N1. Quando penso che non abbiamo saputo in questi anni valorizzare l'istituzione provincia (capannoni, pgt, economia, turismo...) non posso semplicemente fare una critica a chi l'ha governata, PDL e Lega. Purtroppo ritengo che sia il sistema complessivo politico-produttivo locale, la “classe dirigente” di cui anche io faccio parte, ad avere nel complesso queste responsabilità. Esprimiamo una cultura delle istituzioni non più adeguata, riduttiva. Ho iniziato a pensarlo qualche anno fa, quando alcuni amministratori di un'altra parte d'Italia mi chiamarono, in qualità di presidente di A2020, per un loro aggiornamento professionale su sostenibilità e governo locale. Mi colpì molto che sindaci e presidente di comunità montana quando parlavano della propria azione amministrativa e dei loro problemi, citavano le aziende del territorio e ne conoscevano le problematiche come fossero gli amministratori delegati, con una piena convinzione di non essere semplicemente amministratori di un ente e di alcuni servizi, ma responsabili del complesso di azioni che su quel suolo avevano forma.

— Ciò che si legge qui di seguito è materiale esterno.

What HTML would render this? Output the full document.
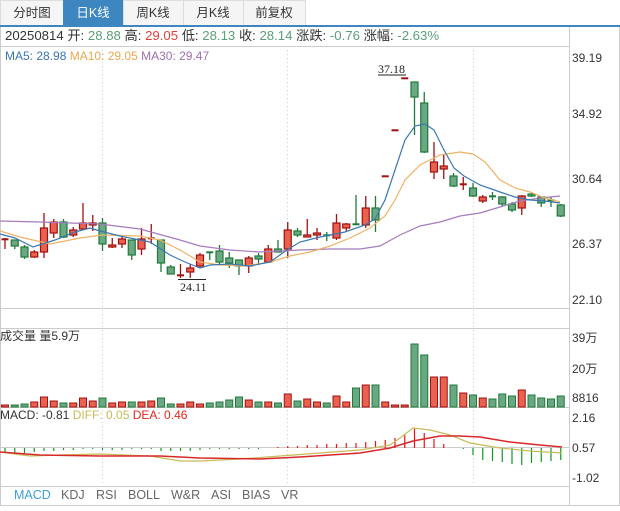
<!DOCTYPE html>
<html><head><meta charset="utf-8"><style>
body{margin:0;width:620px;height:506px;overflow:hidden;background:#fff;font-family:"Liberation Sans","Noto Sans CJK SC",sans-serif}
svg text{font-family:"Liberation Sans","Noto Sans CJK SC",sans-serif}
</style></head><body>
<svg id="s" width="620" height="506" xmlns="http://www.w3.org/2000/svg">
<rect x="0" y="0" width="620" height="506" fill="#fff"/>
<g font-size="12.5" fill="#333" text-anchor="middle">
<rect x="0.5" y="0.5" width="63" height="25" fill="#f5f5f5" stroke="#ddd"/>
<rect x="63.5" y="0.5" width="60" height="25" fill="#3d86c0" stroke="#3d86c0"/>
<rect x="123.5" y="0.5" width="60" height="25" fill="#f5f5f5" stroke="#ddd"/>
<rect x="183.5" y="0.5" width="60" height="25" fill="#f5f5f5" stroke="#ddd"/>
<rect x="243.5" y="0.5" width="62" height="25" fill="#f5f5f5" stroke="#ddd"/>
<text x="32" y="17">分时图</text><text x="93" y="17" fill="#fff">日K线</text>
<text x="153" y="17">周K线</text><text x="213" y="17">月K线</text><text x="274" y="17">前复权</text>
</g>
<rect x="0" y="25" width="620" height="2" fill="#3d86c0"/>
<g stroke="#ccc" fill="none">
<line x1="0.5" y1="27" x2="0.5" y2="506"/>
<line x1="569.5" y1="27" x2="569.5" y2="506"/>
<line x1="619.5" y1="27" x2="619.5" y2="506"/>
<line x1="0" y1="46.5" x2="570" y2="46.5"/>
<line x1="0" y1="308.5" x2="570" y2="308.5"/>
<line x1="0" y1="328.5" x2="570" y2="328.5"/>
<line x1="0" y1="407.5" x2="570" y2="407.5"/>
<line x1="0" y1="447.5" x2="570" y2="447.5"/>
<line x1="0" y1="486.5" x2="570" y2="486.5"/>
<line x1="0" y1="505.5" x2="620" y2="505.5"/>
</g>
<g stroke="#ccc" stroke-dasharray="1,3">
<line x1="102.5" y1="46" x2="102.5" y2="486"/><line x1="287.5" y1="46" x2="287.5" y2="486"/><line x1="473.5" y1="46" x2="473.5" y2="486"/>
</g>
<g font-size="12" fill="#333">
<text x="5" y="40" font-size="13.2">20250814 开: <tspan fill="#5a9e77">28.88</tspan> 高: <tspan fill="#e2413a">29.05</tspan> 低: <tspan fill="#5a9e77">28.13</tspan> 收: <tspan fill="#5a9e77">28.14</tspan> 涨跌: <tspan fill="#5a9e77">-0.76</tspan> 涨幅: <tspan fill="#5a9e77">-2.63%</tspan></text>
<text x="5" y="60"><tspan fill="#3b75b0">MA5: 28.98</tspan> <tspan fill="#eda64f">MA10: 29.05</tspan> <tspan fill="#9c6fb0">MA30: 29.47</tspan></text>
<text x="572" y="62">39.19</text><text x="572" y="118">34.92</text><text x="572" y="183">30.64</text><text x="572" y="248">26.37</text><text x="572" y="304">22.10</text>
<text x="572" y="342">39万</text><text x="572" y="373">20万</text><text x="572" y="402">8816</text>
<text x="572" y="422">2.16</text><text x="572" y="452">0.57</text><text x="572" y="482">-1.02</text>
<text x="0" y="340">成交量 量5.9万</text>
<text x="0" y="419">MACD: -0.81 <tspan fill="#c8bb5a">DIFF: 0.05</tspan> <tspan fill="#e2261c">DEA: 0.46</tspan></text>
</g>
<g font-size="12.5" fill="#666">
<text x="14" y="499" fill="#3aa0d6">MACD</text><text x="61" y="499">KDJ</text><text x="96" y="499">RSI</text><text x="128" y="499">BOLL</text><text x="171" y="499">W&amp;R</text><text x="211" y="499">ASI</text><text x="242" y="499">BIAS</text><text x="281" y="499">VR</text>
</g>
<g font-size="12" fill="#222">
<text x="378" y="73" style="font-family:'Liberation Serif',serif">37.18</text>
<line x1="378" y1="75" x2="406" y2="75" stroke="#222"/>
<text x="180" y="291" style="font-family:'Liberation Serif',serif">24.11</text>
<line x1="178" y1="279.5" x2="206" y2="279.5" stroke="#222"/>
</g>
<g id="g"></g>
</svg>
<script>
var C=[[239,240,238,249],[240,246,240,249,1],[247,257,245,259,1],[257,252,250,258],[252,228,213,258],[233,222,219,238],[222,237,219,238,1],[235,230,227,237],[229,223,203,229],[225,223,215,231],[223,244,218,251,1],[247,245,238,248],[244,239,237,248],[240,255,240,260,1],[249,239,228,255],[238,238,224,244],[240,263,240,272,1],[267,274,265,274,1],[275,275,264,278],[272,268,264,278],[266,255,253,268],[252,253,252,260,1],[251,262,245,265,1],[258,263,252,268,1],[260,266,260,275,1],[266,258,256,273],[256,259,253,265,1],[262,249,245,263],[249,252,240,252,1],[249,230,222,258],[231,235,228,237,1],[237,235,219,237],[235,233,228,240],[235,236,232,241,1],[238,223,214,240],[228,224,223,232],[224,225,195,225,1],[225,208,196,228],[208,220,196,232,1],[176,176,176,176],[130,130,130,130],[78,78,78,78],[82,97,82,135,1],[103,152,92,153,1],[172,162,142,179],[169,166,154,179],[176,186,173,187,1],[185,184,177,190],[188,196,183,197,1],[201,197,195,203],[196,196,192,200,1],[197,204,196,207,1],[204,210,202,212,1],[208,196,195,215],[194,196,192,197,1],[197,203,196,207,1],[200,200,197,207,1],[205,216,204,217,1]];
var V=[405,405,404,402,397,401,403,403,398,401,398,403,402,402,402,401,398,404,404,402,404,403,402,400,397,400,402,402,403,394,401,399,402,403,396,402,388,385,385,402,405,405,344,355,377,377,385,393,395,398,399,394,396,390,395,398,399,396];
var H=[452,452.5,453,452,451,451,450,450,449,449,450,450,450,449,449,449,451,451,451,451,450,449,449,449,449,449,449,448,447,446,446,445,445,444,444,443,443,442,441,440,438,435,428,433,439,444,448,449,455,460,461,462,464,465,463,462,461,460];
var s='',x,i;
function X(i){return 5+9.75*i}
for(i=0;i<C.length;i++){var c=C[i],g=c[4],x=X(i),col=g?'#1f7a3a':'#a01010',fill=g?'#69a883':'#e9614f';
var t=Math.min(c[0],c[1]),b=Math.max(c[0],c[1]);
s+='<line x1="'+x+'" y1="'+c[2]+'" x2="'+x+'" y2="'+c[3]+'" stroke="'+col+'" stroke-width="1.3"/>';
if(b-t<2)s+='<rect x="'+(x-3.5)+'" y="'+(t-0.7)+'" width="7" height="2" fill="'+col+'"/>';
else s+='<rect x="'+(x-3.5)+'" y="'+t+'" width="7" height="'+(b-t)+'" fill="'+fill+'" stroke="'+col+'" stroke-width="1.2"/>';
var vy=V[i];s+='<rect x="'+(x-3.5)+'" y="'+vy+'" width="7" height="'+(407-vy)+'" fill="'+fill+'" stroke="'+col+'" stroke-width="1"/>';
var h=H[i];s+='<line x1="'+x+'" y1="448" x2="'+x+'" y2="'+h+'" stroke="'+(h<448?'#ee1111':'#119922')+'" stroke-width="1.2"/>';}
function P(a,c,w){return '<polyline fill="none" stroke="'+c+'" stroke-width="'+(w||1.2)+'" points="'+a.join(' ')+'"/>'}
s+=P(['0,221','40,222','100,224','140,229','180,240','200,246','230,250','260,252','300,250','330,249','360,249','380,246','400,235','420,226','440,222','460,216','480,213','500,207','520,201','540,198','560,196'],'#a57cbe');
s+=P(['0,231','20,237','50,244','80,238','102,235','140,236','160,240','180,250','200,262','220,265','245,266','270,262','290,256','310,252','330,246','350,238','370,228','385,216','395,200','405,180','420,165','440,155','460,152','473,154','485,162','500,180','515,188','530,192','545,198','560,202'],'#eeb366');
s+=P(['0,234','15,238','33,247','55,240','75,232','90,228','100,231','120,236','150,242','170,255','185,262','200,268','210,265','230,264','250,266','270,262','287,250','300,242','320,237','345,232','365,225','375,219','385,200','395,170','405,140','415,126','425,124','434,130','444,150','454,168','464,176','480,185','500,192','515,197','530,200','545,201','560,203'],'#3b78b0');
s+=P(['0,452','30,456','60,455','100,454','150,456','180,461','200,461','240,459','280,456','320,453','360,450','390,445','400,438','413,428','430,430','450,435','470,443','500,448','530,451','562,453'],'#c8bb5a');
s+=P(['0,452','40,455','100,456','160,456','200,458','260,459','300,457','360,453','390,448','413,441','440,436','460,436','480,437','510,442','540,445','562,447'],'#d8282a',1.5);
document.getElementById('g').innerHTML=s;
</script>
</body></html>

Altro episodio che mi ha recentemente colpito è stata l'opportunità avuta di “suggerire” al governo degli interventi sul decreto del fare per le aziende. In pochi minuti ho scritto ai rappresentanti provinciali chiedendo di avere il loro contributo. Avevo 36 ore e nessuno mi ha risposto in tempo. Cosa significa? Che il sistema parlamentare/territorio in provincia di Sondrio è meno collaudato di quanto lo sia altrove (in verità, per non deprimerci troppo, tutte le categorie e presidente cciaa avevano pochi giorni prima avuto un colloquio con me di cui ho potuto comunque fare tesoro e successivamente ho pure ricevuto i loro contributi scritti). Resta comunque il fatto che se mi confronto con le eccellenze del nostro paese abbiamo molti margini di miglioramento in termini di rivendicazione e costruzione dei nostri interessi peculiari, a partire dalla loro costruzione culturale, politica, operativa in casa nostra. Dobbiamo migliorare in dialogo, proposta concreta, coraggio, intraprendenza collettiva.

N2. Il tacchino non anticipa il Natale. Matteo Renzi ha definito i “suoi” senatori dei tacchini, perché hanno il coraggio di sostenere la riforma istituzionale che prevede la soppressione del Senato. Pensare di chiudere il Senato non significa, lo dice un Senatore, pensare che il Senato ora sia inutile e dunque i senatori inutili. Se non ci fossero buoni senatori in questo momento non potremmo avere buone leggi o sostenere buoni governi. Ciò non deve esimere anche i Senatori dall'osare di più. Il bicameralismo perfetto è oggi inadeguato ai bisogni del paese. Una delle due camere va chiusa e trasformata in senato delle regioni, semplificando il processo legislativo e realizzando un migliore apporto “federale”. Sento spesso una giusta difesa dell'operato delle province e dei loro amministratori. Non è in discussione la loro capacità e l'utilità che ricoprono, ma l'efficacia del sistema nel suo complesso. La debolezza del momento che attraversiamo è che la nostra società ritiene inefficace l'attuale sistema, ma è incapace di produrne uno differente e migliore. Sono convinto che ciò non avverrà al primo tentativo, ma anche che non sia più tollerabile e non sarebbe capito il permanere nella situazione data.